Ленька затыкает уши. Зарывается с головой в солому. А мне еще долго слышно, как Сенечка и Жора, перебивая друг друга, пекут, варят и жарят…
«Вот и еще один день прошел, — думаю я. — А сколько их осталось у нас, таких дней?»
ГЛАВА ВОСЬМАЯ
Надеяться и верить
По лагерю разнеслась весть о том, что немцев расколотили под Москвой. Говорят, им здорово досталось. Наши будто бы окружили несколько немецких дивизий — с танками, с артиллерией, словом, со всеми потрохами, и не оставили камня на камне.
К нам в клуню это известие приносит вездесущий Сенечка. У него всюду друзья-приятели, есть знакомства даже по ту сторону проволоки, и он всегда обо всем узнает раньше других.
— Немцы бегут, — докладывает Сенечка шепотом, едва сдерживая радость.Ну, теперь они покатятся колбаской…
— Нагляделись на Москву в полевые бинокли, — говорит Семин. — Хватит.

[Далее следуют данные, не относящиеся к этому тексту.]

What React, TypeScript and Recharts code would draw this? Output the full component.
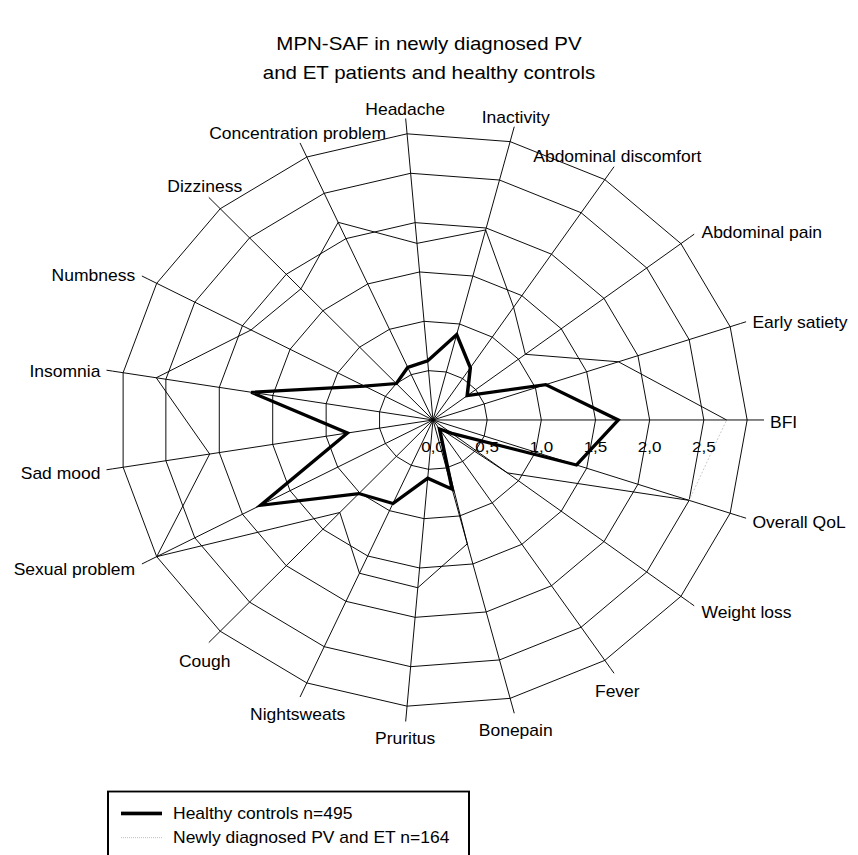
import { RadarChart, Radar, PolarGrid, PolarAngleAxis, PolarRadiusAxis } from "recharts";

// axes, counter-clockwise starting at 3 o'clock
const CATEGORIES = [
  "BFI",
  "Early satiety",
  "Abdominal pain",
  "Abdominal discomfort",
  "Inactivity",
  "Headache",
  "Concentration problem",
  "Dizziness",
  "Numbness",
  "Insomnia",
  "Sad mood",
  "Sexual problem",
  "Cough",
  "Nightsweats",
  "Pruritus",
  "Bonepain",
  "Fever",
  "Weight loss",
  "Overall QoL",
];

const HEALTHY = [1.71, 1.1, 0.4, 0.63, 0.89, 0.6, 0.58, 0.5, 0.72, 1.7, 0.8, 1.81, 1.01, 0.92, 0.59, 0.72, 0.11, 0.22, 1.4];
const PV_ET = [2.71, 1.81, 1.08, 1.36, 1.98, 1.79, 2.18, 1.8, 1.91, 2.59, 2.09, 2.9, 1.27, 1.69, 1.7, 1.29, 0.09, 0.87, 2.5];

const RADIUS_TICKS = [0, 0.5, 1, 1.5, 2, 2.5, 2.9];
const TICK_LABELS = ["0,0", "0,5", "1,0", "1,5", "2,0", "2,5"];

// numeric angle key so every axis sits exactly at i * 360 / n
const ANGLE_TICKS = CATEGORIES.map((_, i) => i);
const data = CATEGORIES.map((name, i) => ({ idx: i, name, healthy: HEALTHY[i], pv: PV_ET[i] }));

// the source picture is squashed vertically
const SQUASH = 0.914;
const W = 858;
const H = 935;
const CX = 433;
const CY = 459.5;
const OUTER = 325;
const FONT = '"Liberation Sans", Arial, sans-serif';

function AngleTick(props: any) {
  const { x, y, payload } = props;
  const dx = x - CX;
  const dy = y - CY;
  const len = Math.hypot(dx, dy) || 1;
  const c = dx / len;
  const s = -dy / len;
  const ex = CX + c * OUTER;
  const ey = CY - s * OUTER;
  let tx: number, ty: number, anchor: "start" | "end" | "middle";
  if (Math.abs(c) > 0.72) {
    anchor = c > 0 ? "start" : "end";
    tx = ex + (c > 0 ? 12 : -12);
    ty = ey - 13 * s + 3;
  } else {
    anchor = "middle";
    tx = ex + 12 * c;
    ty = s > 0 ? ey - 16 : ey + 25;
  }
  return (
    <text x={tx} y={ty} textAnchor={anchor} dominantBaseline="central" fontSize={17.5} fontFamily={FONT} fill="#000">
      {CATEGORIES[payload.value]}
    </text>
  );
}

function RadiusTick(props: any) {
  const { x, y, index } = props;
  const label = TICK_LABELS[index];
  if (!label) return <g />;
  return (
    <text x={x} y={y + 29} textAnchor="middle" dominantBaseline="central" fontSize={17} fontFamily={FONT} fill="#000">
      {label}
    </text>
  );
}

// thin series; the closing segment (QoL -> BFI) shows up dotted grey in the original
function PvShape(props: any) {
  const pts = props.points || [];
  const n = pts.length;
  const segs = [];
  for (let i = 0; i < n; i++) {
    const a = pts[i];
    const b = pts[(i + 1) % n];
    const dotted = i === n - 1;
    segs.push(
      <line
        key={i}
        x1={a.x}
        y1={a.y}
        x2={b.x}
        y2={b.y}
        stroke={dotted ? "#c4c4c4" : "#000"}
        strokeWidth={1}
        strokeDasharray={dotted ? "2 2" : undefined}
      />
    );
  }
  return <g>{segs}</g>;
}

export default function App() {
  return (
    <div style={{ position: "absolute", left: 0, top: 0, width: 858, height: 855, overflow: "hidden", background: "#fff" }}>
      <div
        style={{
          position: "relative",
          width: W,
          height: H,
          transform: `scaleY(${SQUASH})`,
          transformOrigin: "0 0",
          fontFamily: FONT,
          color: "#000",
        }}
      >
        <div style={{ position: "absolute", left: 0, top: 33, width: W, textAlign: "center", fontSize: 20.5, lineHeight: "30.5px" }}>
          MPN-SAF in newly diagnosed PV
          <br />
          and ET patients and healthy controls
        </div>

        <div style={{ position: "absolute", left: 0, top: 0 }}>
          <RadarChart
            width={W}
            height={H}
            data={data}
            cx={CX}
            cy={CY}
            outerRadius={OUTER}
            startAngle={0}
            endAngle={360}
            margin={{ top: 0, right: 0, bottom: 0, left: 0 }}
          >
            <PolarGrid gridType="polygon" stroke="#000" strokeWidth={1} />
            <PolarAngleAxis
              dataKey="idx"
              type="number"
              domain={[0, CATEGORIES.length]}
              ticks={ANGLE_TICKS}
              tick={<AngleTick />}
              tickSize={6}
              tickLine={{ stroke: "#000" }}
              axisLine={false}
            />
            <PolarRadiusAxis
              angle={0}
              type="number"
              domain={[0, 2.9]}
              ticks={RADIUS_TICKS}
              tick={<RadiusTick />}
              axisLine={false}
              tickLine={false}
            />
            <Radar
              dataKey="pv"
              stroke="#000"
              fill="none"
              dot={false}
              shape={(p: any) => <PvShape {...p} />}
              isAnimationActive={false}
            />
            <Radar
              dataKey="healthy"
              stroke="#000"
              strokeWidth={3.5}
              fill="none"
              fillOpacity={0}
              dot={false}
              isAnimationActive={false}
            />
          </RadarChart>
        </div>

        <div
          style={{
            position: "absolute",
            left: 107,
            top: 865,
            width: 363,
            height: 90,
            border: "2px solid #000",
            boxSizing: "border-box",
          }}
        />
        <div style={{ position: "absolute", left: 121, top: 888, width: 41, height: 4, background: "#000" }} />
        <div style={{ position: "absolute", left: 173, top: 878.5, fontSize: 17.5, lineHeight: "22px", whiteSpace: "nowrap" }}>
          Healthy controls n=495
        </div>
        <div style={{ position: "absolute", left: 121, top: 915.5, width: 41, borderTop: "1px dotted #bdbdbd" }} />
        <div style={{ position: "absolute", left: 173, top: 905, fontSize: 17.5, lineHeight: "22px", whiteSpace: "nowrap" }}>
          Newly diagnosed PV and ET n=164
        </div>
      </div>
    </div>
  );
}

Мы сидим голова к голове. Лица разглаживаются, светлеют. Победа! Мы впервые пробуем на зуб это слово, интересно, какой у него вкус? Смотрим друг на друга, подмигиваем, подталкиваем плечом. Победа? Ленька Балюк ложится ничком. Неужели победа? Жора расслабленно опускает длинные руки. Победа, братки, победа! У Васи Дидича лицо точно из теста — вот-вот расплывется. Победа, черт побери! Сероштан поднимается, расправляет могучие плечи, и кажется, что, перенеся ногу через лежащего Леньку, он зашагает куда глаза глядят, не обращая внимания на стены, на рвы, на реки, и будет шагать до тех пор, пока не дойдет до этой самой Победы и не возмется за нее своими волосатыми ручищами. Он должен пощупать, какая она, эта Победа, из какого материала она сделана, крепок ли он.
В этот день нам запрещают ежедневную прогулку. Немцы не появляются на территории лагеря. И это самый верный признак того, что им действительно не сладко пришлось под Москвой. И мы ухмыляемся, насмешливо поглядываем на кавалериста, которому уже не долго казаковать. А Харитонов, пройдясь мимо него этаким фертом, даже произносит, передразнивая:
— Ер-р-рунда!..
Хоть мы сами и не участвовали в разгроме немцев, но у нас такое чувство, словно в этой победе есть какая-то, пусть малая, крохотная, но толика и наших усилий. Мы сегодня впервые не замечаем, что бурда по обыкновению отдает жестью и ржавчиной.